> THE REQUEST: Take the listing from its first line through the line that contains "return fmt(m) +" and please retype those lines exactly, leaving out the pictures.

> DATA EXTRACT:

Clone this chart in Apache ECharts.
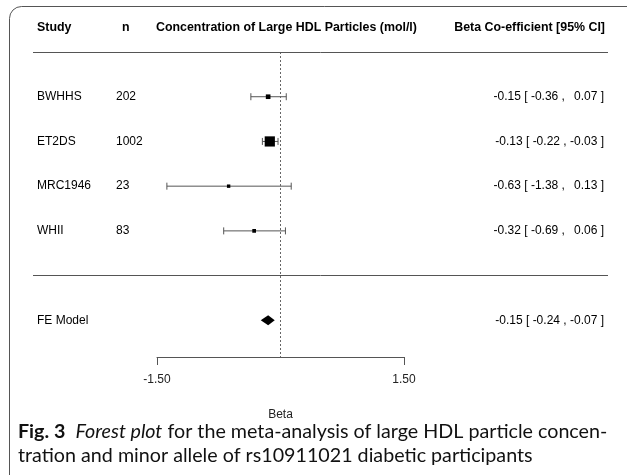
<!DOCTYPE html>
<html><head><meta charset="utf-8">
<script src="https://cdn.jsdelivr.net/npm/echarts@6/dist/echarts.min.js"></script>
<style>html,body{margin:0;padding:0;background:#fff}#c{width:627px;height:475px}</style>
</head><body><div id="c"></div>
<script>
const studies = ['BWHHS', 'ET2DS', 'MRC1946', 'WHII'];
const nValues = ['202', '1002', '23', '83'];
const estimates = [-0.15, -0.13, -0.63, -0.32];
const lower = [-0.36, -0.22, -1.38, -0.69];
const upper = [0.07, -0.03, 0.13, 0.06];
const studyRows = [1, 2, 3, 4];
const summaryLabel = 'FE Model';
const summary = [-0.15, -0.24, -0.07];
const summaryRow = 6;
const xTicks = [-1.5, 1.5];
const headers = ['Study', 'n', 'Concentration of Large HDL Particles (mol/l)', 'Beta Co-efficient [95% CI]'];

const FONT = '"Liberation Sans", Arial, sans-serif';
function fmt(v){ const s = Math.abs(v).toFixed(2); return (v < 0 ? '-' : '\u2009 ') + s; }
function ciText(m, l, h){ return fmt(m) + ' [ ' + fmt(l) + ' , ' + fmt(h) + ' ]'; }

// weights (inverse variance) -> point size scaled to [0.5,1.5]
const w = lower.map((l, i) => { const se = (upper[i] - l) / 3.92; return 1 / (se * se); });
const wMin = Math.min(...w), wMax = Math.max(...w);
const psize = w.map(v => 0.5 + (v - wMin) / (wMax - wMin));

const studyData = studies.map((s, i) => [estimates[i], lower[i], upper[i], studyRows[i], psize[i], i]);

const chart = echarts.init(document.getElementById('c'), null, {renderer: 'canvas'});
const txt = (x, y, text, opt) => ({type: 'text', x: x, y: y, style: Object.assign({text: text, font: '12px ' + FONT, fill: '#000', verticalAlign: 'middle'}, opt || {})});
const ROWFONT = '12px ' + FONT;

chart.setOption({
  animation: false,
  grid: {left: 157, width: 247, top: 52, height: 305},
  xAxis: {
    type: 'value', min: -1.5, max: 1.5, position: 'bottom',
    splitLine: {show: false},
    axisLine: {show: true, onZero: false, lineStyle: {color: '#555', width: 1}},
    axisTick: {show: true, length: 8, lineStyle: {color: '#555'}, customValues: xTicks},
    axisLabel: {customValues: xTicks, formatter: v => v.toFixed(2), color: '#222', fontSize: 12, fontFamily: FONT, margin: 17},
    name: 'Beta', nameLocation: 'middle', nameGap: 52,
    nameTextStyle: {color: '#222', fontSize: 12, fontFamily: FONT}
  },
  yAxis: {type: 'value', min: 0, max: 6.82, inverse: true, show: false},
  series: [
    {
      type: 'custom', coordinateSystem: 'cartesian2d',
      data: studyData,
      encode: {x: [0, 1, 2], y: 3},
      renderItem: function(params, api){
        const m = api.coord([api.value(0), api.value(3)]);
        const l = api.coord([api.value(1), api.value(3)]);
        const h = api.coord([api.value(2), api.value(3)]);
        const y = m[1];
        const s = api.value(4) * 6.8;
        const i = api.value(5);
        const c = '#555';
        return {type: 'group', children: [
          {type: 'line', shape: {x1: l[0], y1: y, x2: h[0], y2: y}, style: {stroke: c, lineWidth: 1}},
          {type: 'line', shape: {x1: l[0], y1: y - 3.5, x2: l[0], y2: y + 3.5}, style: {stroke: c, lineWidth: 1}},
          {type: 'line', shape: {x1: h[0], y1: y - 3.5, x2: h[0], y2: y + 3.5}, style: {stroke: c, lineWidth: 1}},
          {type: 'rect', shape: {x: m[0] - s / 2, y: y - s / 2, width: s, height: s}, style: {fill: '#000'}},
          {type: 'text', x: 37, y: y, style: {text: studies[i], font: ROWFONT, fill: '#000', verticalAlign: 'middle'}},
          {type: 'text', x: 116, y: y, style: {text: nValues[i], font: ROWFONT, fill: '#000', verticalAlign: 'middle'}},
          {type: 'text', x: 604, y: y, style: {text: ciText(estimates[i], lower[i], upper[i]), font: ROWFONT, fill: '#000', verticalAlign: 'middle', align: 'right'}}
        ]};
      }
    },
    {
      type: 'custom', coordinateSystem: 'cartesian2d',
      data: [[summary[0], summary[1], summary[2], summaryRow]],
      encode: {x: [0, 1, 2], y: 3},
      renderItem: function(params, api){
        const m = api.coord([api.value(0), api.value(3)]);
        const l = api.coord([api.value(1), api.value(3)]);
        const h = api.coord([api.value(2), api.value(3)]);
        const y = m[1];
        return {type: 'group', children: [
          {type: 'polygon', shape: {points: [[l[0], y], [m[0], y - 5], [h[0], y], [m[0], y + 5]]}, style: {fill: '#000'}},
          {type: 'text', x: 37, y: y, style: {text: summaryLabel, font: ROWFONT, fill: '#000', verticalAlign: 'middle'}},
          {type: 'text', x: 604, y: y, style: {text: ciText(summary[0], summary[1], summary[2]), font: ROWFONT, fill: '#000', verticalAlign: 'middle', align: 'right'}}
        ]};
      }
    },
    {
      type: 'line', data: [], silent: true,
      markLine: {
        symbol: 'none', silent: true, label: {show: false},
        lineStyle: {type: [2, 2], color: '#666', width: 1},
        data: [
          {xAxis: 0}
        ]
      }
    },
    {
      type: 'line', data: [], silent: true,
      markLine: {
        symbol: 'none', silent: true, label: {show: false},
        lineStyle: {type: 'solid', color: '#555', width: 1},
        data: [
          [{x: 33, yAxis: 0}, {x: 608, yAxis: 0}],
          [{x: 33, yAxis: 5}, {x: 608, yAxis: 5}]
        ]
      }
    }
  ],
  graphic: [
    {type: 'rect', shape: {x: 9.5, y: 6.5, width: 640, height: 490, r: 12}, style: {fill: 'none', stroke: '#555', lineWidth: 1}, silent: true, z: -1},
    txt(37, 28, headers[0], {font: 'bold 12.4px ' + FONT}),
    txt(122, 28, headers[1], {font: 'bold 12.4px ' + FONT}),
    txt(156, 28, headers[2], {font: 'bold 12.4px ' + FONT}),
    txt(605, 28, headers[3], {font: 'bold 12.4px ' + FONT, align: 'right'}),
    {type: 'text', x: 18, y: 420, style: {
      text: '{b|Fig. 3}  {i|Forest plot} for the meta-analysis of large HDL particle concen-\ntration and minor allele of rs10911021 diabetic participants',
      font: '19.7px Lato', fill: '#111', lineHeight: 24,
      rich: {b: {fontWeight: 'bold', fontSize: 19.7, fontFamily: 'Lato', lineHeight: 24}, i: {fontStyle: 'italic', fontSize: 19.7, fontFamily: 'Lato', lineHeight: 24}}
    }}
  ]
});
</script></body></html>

> THE REPLY:
Clone this chart in Apache ECharts.
<!DOCTYPE html>
<html><head><meta charset="utf-8">
<script src="https://cdn.jsdelivr.net/npm/echarts@6/dist/echarts.min.js"></script>
<style>html,body{margin:0;padding:0;background:#fff}#c{width:627px;height:475px}</style>
</head><body><div id="c"></div>
<script>
const studies = ['BWHHS', 'ET2DS', 'MRC1946', 'WHII'];
const nValues = ['202', '1002', '23', '83'];
const estimates = [-0.15, -0.13, -0.63, -0.32];
const lower = [-0.36, -0.22, -1.38, -0.69];
const upper = [0.07, -0.03, 0.13, 0.06];
const studyRows = [1, 2, 3, 4];
const summaryLabel = 'FE Model';
const summary = [-0.15, -0.24, -0.07];
const summaryRow = 6;
const xTicks = [-1.5, 1.5];
const headers = ['Study', 'n', 'Concentration of Large HDL Particles (mol/l)', 'Beta Co-efficient [95% CI]'];

const FONT = '"Liberation Sans", Arial, sans-serif';
function fmt(v){ const s = Math.abs(v).toFixed(2); return (v < 0 ? '-' : '\u2009 ') + s; }
function ciText(m, l, h){ return fmt(m) + ' [ ' + fmt(l) + ' , ' + fmt(h) + ' ]'; }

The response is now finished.